┌─ Records shown

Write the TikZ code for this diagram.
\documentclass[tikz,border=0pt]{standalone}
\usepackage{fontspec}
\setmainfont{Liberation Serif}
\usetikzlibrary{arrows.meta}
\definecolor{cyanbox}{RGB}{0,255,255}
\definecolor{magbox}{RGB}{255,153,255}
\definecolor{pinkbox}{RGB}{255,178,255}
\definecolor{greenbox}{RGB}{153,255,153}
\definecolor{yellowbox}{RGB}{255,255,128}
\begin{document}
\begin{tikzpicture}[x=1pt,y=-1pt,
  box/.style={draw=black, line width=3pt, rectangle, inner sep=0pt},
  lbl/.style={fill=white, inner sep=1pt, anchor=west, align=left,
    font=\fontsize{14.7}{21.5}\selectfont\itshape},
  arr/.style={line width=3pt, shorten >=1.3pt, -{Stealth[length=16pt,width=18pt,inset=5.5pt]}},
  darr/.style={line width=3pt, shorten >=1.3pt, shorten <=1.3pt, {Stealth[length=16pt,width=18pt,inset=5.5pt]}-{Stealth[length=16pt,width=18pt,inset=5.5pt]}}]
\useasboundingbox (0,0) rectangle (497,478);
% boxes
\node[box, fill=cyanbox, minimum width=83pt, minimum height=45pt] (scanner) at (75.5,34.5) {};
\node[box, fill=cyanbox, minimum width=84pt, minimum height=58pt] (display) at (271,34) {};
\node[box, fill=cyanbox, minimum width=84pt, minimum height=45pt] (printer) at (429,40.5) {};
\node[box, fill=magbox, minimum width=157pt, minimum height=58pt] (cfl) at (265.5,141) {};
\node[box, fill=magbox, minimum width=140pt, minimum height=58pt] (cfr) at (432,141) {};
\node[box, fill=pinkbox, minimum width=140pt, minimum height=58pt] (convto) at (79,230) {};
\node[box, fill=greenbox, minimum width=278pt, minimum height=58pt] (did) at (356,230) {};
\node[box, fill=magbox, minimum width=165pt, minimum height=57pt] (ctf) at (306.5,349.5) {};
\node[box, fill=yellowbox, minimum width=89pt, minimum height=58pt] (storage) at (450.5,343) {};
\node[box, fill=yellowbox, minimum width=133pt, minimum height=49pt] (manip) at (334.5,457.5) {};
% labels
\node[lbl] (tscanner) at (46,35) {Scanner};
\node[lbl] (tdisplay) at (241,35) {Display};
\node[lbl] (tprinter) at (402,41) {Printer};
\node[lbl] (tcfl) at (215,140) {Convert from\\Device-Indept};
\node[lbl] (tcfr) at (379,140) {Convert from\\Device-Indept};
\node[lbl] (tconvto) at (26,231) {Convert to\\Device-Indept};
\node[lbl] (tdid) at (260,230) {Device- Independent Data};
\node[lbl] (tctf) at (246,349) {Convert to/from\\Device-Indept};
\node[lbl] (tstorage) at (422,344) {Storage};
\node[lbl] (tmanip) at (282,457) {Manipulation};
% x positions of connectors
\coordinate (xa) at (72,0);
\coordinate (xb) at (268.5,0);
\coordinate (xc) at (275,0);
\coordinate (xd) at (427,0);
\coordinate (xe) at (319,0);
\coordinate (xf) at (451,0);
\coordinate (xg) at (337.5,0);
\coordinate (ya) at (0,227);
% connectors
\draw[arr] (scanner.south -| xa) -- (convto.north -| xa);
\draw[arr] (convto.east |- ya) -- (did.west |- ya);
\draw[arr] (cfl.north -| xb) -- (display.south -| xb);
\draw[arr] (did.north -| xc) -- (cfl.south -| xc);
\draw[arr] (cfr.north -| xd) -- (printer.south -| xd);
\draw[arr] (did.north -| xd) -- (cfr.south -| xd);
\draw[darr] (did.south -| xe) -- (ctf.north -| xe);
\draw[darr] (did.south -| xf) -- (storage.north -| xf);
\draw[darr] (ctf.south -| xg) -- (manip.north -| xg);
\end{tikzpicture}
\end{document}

└─
┌─ Records shown

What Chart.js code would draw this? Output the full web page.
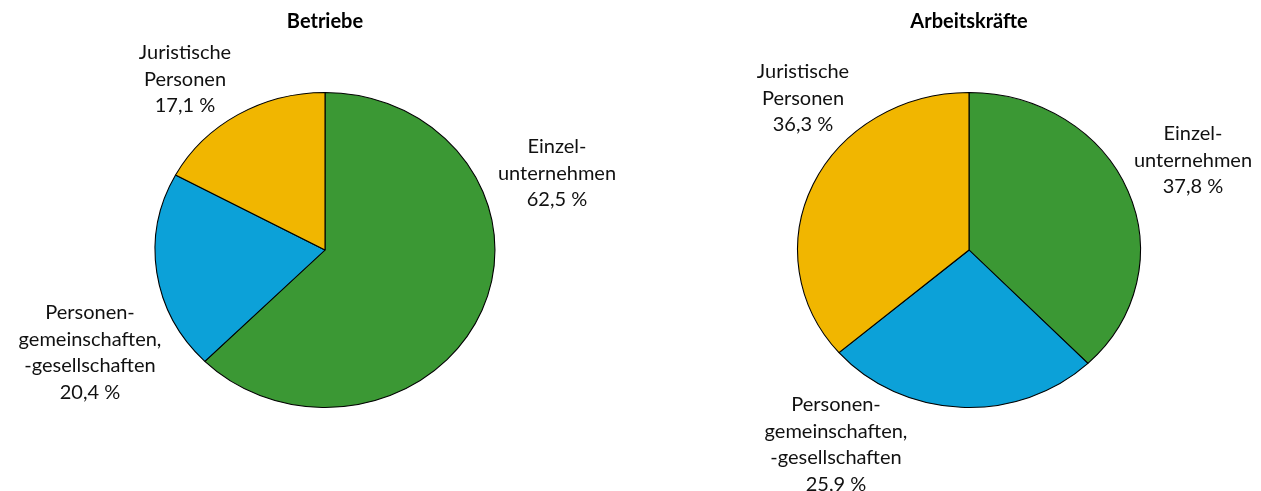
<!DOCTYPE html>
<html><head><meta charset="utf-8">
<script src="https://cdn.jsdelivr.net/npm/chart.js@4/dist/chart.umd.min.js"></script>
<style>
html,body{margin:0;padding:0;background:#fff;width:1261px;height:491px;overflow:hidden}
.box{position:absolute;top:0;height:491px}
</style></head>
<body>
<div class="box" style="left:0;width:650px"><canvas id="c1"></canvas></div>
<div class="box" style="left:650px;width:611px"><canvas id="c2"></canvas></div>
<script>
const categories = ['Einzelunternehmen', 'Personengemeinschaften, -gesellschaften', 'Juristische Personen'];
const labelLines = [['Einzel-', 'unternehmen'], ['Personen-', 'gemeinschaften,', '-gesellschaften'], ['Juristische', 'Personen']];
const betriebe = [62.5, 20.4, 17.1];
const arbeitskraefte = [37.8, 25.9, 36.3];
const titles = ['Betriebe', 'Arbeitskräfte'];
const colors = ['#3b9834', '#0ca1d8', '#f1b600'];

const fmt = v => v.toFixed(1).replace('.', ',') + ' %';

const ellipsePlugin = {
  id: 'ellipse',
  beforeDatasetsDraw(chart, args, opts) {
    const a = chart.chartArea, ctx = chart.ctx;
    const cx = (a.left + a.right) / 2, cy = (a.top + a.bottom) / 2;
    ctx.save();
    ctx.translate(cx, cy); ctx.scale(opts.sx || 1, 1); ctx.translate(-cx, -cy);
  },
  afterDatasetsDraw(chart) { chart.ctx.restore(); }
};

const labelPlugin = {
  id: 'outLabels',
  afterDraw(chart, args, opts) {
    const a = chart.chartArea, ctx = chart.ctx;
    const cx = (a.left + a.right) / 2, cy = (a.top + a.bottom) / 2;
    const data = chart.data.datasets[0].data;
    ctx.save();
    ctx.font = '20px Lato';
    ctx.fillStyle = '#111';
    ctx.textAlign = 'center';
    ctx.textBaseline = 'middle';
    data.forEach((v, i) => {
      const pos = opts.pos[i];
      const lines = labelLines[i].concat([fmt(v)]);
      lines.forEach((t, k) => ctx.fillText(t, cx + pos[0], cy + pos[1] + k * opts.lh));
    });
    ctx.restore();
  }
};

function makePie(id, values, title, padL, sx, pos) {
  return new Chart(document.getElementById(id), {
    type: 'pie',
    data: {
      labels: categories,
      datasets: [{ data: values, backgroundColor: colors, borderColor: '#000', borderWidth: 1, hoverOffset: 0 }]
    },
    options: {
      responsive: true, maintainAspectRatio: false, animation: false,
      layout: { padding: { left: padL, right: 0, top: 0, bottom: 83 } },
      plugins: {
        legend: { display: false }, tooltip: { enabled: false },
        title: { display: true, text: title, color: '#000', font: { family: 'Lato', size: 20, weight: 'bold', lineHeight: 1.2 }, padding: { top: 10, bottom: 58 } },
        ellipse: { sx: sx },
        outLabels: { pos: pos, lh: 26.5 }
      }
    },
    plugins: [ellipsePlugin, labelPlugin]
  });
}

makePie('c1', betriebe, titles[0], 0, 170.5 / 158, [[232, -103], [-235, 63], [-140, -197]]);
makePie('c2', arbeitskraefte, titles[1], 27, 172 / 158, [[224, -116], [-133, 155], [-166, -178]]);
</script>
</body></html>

└─
┌─ Records shown

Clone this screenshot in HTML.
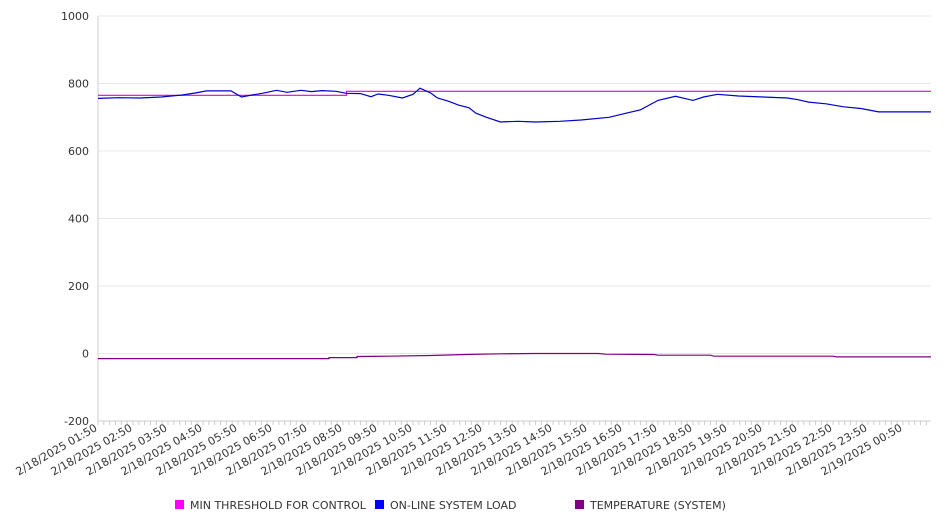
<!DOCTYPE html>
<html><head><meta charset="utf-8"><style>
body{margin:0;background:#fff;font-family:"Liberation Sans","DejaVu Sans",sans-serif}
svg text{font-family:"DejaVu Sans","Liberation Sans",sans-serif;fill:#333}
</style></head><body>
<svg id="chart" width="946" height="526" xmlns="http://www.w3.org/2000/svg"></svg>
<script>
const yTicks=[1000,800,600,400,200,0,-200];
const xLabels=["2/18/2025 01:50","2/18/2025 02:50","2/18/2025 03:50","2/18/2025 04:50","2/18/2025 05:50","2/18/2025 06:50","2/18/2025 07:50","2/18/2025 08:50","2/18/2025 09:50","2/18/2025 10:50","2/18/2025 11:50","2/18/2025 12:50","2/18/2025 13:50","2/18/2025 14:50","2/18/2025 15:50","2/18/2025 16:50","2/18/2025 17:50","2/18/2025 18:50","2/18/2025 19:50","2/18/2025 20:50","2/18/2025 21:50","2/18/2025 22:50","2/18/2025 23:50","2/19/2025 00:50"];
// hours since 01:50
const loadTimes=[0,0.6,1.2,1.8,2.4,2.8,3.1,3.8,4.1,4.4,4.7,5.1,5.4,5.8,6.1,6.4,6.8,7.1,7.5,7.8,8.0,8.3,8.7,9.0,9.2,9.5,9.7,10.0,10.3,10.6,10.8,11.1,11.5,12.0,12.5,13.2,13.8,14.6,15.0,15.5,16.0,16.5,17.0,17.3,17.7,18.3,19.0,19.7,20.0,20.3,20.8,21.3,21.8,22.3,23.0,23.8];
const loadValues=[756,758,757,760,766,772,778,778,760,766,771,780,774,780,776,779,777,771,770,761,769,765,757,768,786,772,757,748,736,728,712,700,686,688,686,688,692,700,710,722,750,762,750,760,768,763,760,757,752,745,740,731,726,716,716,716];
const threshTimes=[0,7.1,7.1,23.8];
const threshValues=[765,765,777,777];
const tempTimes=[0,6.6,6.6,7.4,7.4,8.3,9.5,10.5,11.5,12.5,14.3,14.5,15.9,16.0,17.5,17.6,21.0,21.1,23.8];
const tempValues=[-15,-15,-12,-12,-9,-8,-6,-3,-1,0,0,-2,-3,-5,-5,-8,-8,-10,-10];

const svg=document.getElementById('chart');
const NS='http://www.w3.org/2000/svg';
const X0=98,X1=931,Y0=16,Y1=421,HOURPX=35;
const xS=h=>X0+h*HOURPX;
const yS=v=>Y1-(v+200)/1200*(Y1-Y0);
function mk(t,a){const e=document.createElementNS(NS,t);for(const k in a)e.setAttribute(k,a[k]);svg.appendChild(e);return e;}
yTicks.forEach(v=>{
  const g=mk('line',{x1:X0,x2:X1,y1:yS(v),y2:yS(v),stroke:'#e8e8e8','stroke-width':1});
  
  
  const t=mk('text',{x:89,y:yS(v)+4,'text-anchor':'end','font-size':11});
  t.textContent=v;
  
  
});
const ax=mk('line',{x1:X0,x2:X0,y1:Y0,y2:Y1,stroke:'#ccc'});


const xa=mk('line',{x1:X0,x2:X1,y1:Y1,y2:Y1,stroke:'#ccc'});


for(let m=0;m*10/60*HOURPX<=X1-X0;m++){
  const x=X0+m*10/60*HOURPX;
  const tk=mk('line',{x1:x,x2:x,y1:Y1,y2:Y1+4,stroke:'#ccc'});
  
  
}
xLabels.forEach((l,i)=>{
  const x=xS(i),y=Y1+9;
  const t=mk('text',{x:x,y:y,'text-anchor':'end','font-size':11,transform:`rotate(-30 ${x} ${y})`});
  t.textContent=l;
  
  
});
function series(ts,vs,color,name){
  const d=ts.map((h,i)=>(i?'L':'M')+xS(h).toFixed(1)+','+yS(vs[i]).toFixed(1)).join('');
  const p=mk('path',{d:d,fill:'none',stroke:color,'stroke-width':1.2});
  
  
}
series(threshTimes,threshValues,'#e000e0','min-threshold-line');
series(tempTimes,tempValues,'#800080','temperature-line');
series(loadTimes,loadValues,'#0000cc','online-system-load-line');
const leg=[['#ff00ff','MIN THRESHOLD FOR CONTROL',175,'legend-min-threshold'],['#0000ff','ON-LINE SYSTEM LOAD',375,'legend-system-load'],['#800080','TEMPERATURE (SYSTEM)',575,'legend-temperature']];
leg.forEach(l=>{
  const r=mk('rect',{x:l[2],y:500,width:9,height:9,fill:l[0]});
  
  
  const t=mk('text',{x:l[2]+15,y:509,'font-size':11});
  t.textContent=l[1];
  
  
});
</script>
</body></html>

└─

What you should do
Exactly how many lines in the data above contain the word "code"? Respond with the number and nothing more.

Expected answer
2